In 2016, the original recording of the song by Joe Cocker released in 1974 on the A&M label was inducted into the Grammy Hall of Fame.

==Live performances==
Cocker performed the song along with Ray Charles in a 1983 television tribute to Charles, A Man and his Soul.

==Personnel==
- Joe Cocker – lead vocals
- Nicky Hopkins – piano
- Dave McDaniel – bass
- Jimmy Webb – arrangements

==Charts==

===Weekly charts===

| Chart (1975) | Peak position |
|---|---|
| Australian (Kent Music Report) | 32 |
| Canadian RPM Top Singles | 4 |
| Canada Adult Contemporary (RPM) | 10 |
| France (SNEP) | 70 |
| US Billboard Hot 100 | 5 |
| US Billboard Adult Contemporary | 12 |
| US Cash Box Top 100 | 4 |

===Year-end charts===

| Chart (1975) | Rank |
|---|---|
| Canadian RPM Top Singles | 53 |
| US Billboard Hot 100 | 67 |

==Certifications==

| Region | Certification | Certified units/sales |
| New Zealand (RMNZ) | Platinum | 30,000^{‡} |
| United Kingdom (BPI) | Silver | 200,000^{‡} |
^{‡} Sales+streaming figures based on certification alone.

== Other renditions ==
Ray Stevens recorded it for his album Just for the Record (1976).

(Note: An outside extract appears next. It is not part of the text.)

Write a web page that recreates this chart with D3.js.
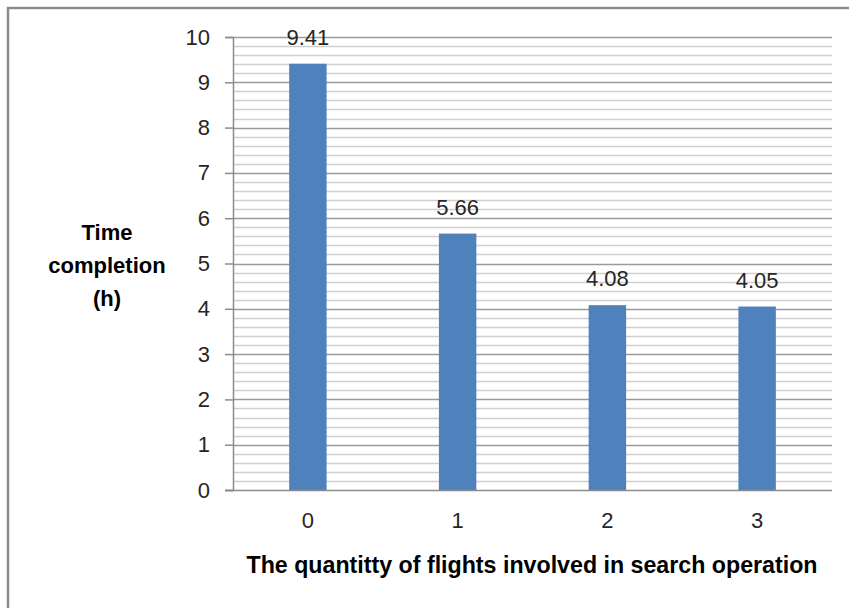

Stevens' version reached number 16 on the Hot Countey Singles chart.

== Other use ==
- The song is also used in the evening gown competitions at Miss Universe in the 80s: Miss Universe 1983, Miss Universe 1984, Miss Universe 1985, and lastly, Miss Universe 1986.

==In other media==
- The song was used in the end credits for the 1993 Brian De Palma film Carlito's Way.
- The song was heard in Two and a Half Men Season 4, Episode 23, ("Anteaters. They're Just Crazy-Lookin'"), sung by guest Enrique Iglesias.
- The song appears in a 2018 TV commercial for Toyota.
- In The Boys, as The Deep hallucinates that his gills are speaking (with Patton Oswalt's voice), they start singing the song, and he eventually goes along.